Background
I am answering this because I need to work through the content, and a question like this is a great excuse. Thank you for the good opportunity.
I use data from the built-in fisher iris data:
http://archive.ics.uci.edu/ml/datasets/Iris
I also use code snippets from the Mathworks tutorial on the classification, and for plotroc
Problem Description
There is clearer boundary within the domain to classify "setosa" but there is overlap for "versicoloir" vs. "virginica". This is a two dimensional plot, and some of the other information has been discarded to produce it. The ambiguity in the classification boundaries is a useful thing in this case.
%load data
load fisheriris
%show raw data
figure(1); clf
gscatter(meas(:,1), meas(:,2), species,'rgb','osd');
xlabel('Sepal length');
ylabel('Sepal width');
axis equal
axis tight
title('Raw Data')
Analysis
Lets say that we want to determine the bounds for a linear classifier that defines "virginica" versus "non-virginica". We could look at "self vs. not-self" for other classes, but they would have their own
So now we make some linear discriminants and plot the ROC for them:
%load data
load fisheriris
load iris_dataset
irisInputs=meas(:,1:2)';
irisTargets=irisTargets(3,:);
ldaClass1 = classify(meas(:,1:2),meas(:,1:2),irisTargets,'linear')';
ldaClass2 = classify(meas(:,1:2),meas(:,1:2),irisTargets,'diaglinear')';
ldaClass3 = classify(meas(:,1:2),meas(:,1:2),irisTargets,'quadratic')';
ldaClass4 = classify(meas(:,1:2),meas(:,1:2),irisTargets,'diagquadratic')';
ldaClass5 = classify(meas(:,1:2),meas(:,1:2),irisTargets,'mahalanobis')';
myinput=repmat(irisTargets,5,1);
myoutput=[ldaClass1;ldaClass2;ldaClass3;ldaClass4;ldaClass5];
whos
plotroc(myinput,myoutput)
The result is shown in the following, though it took deleting repeat copies of the diagonal:
You can note in the code that I stack "myinput" and "myoutput" and feed them as inputs into the "plotroc" function. You should take the results of your classifier as targets and actuals and you can get similar results. This compares the actual output of your classifier versus the ideal output of your target values. Those are the input to plotroc.

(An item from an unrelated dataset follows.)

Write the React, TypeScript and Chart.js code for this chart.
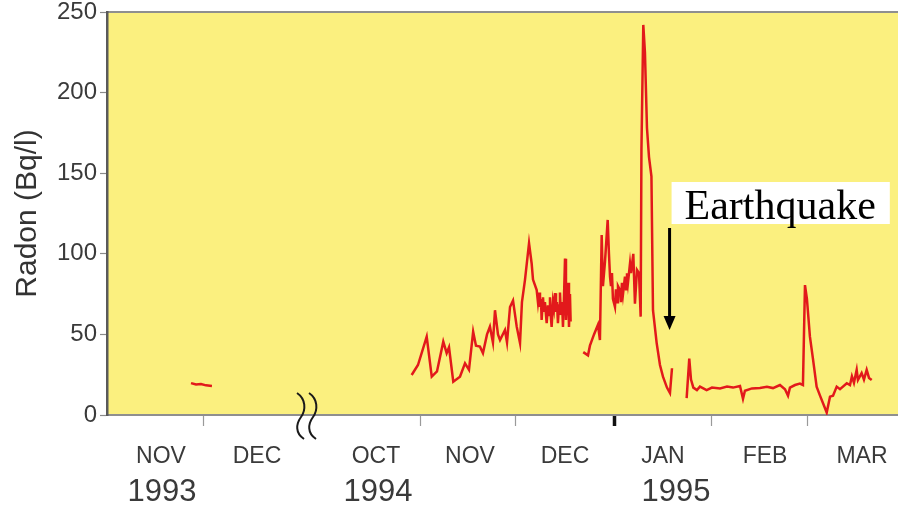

So this will give you "built-in" ROC, which is useful for quick work, but does not make you learn every step in detail.
Questions you can ask at this point include:
- which classifier is best? How do I determine what best is in this case?
- What is the convex hull of the classifiers? Is there some mixture of classifiers that is more informative than any pure method? Bagging perhaps?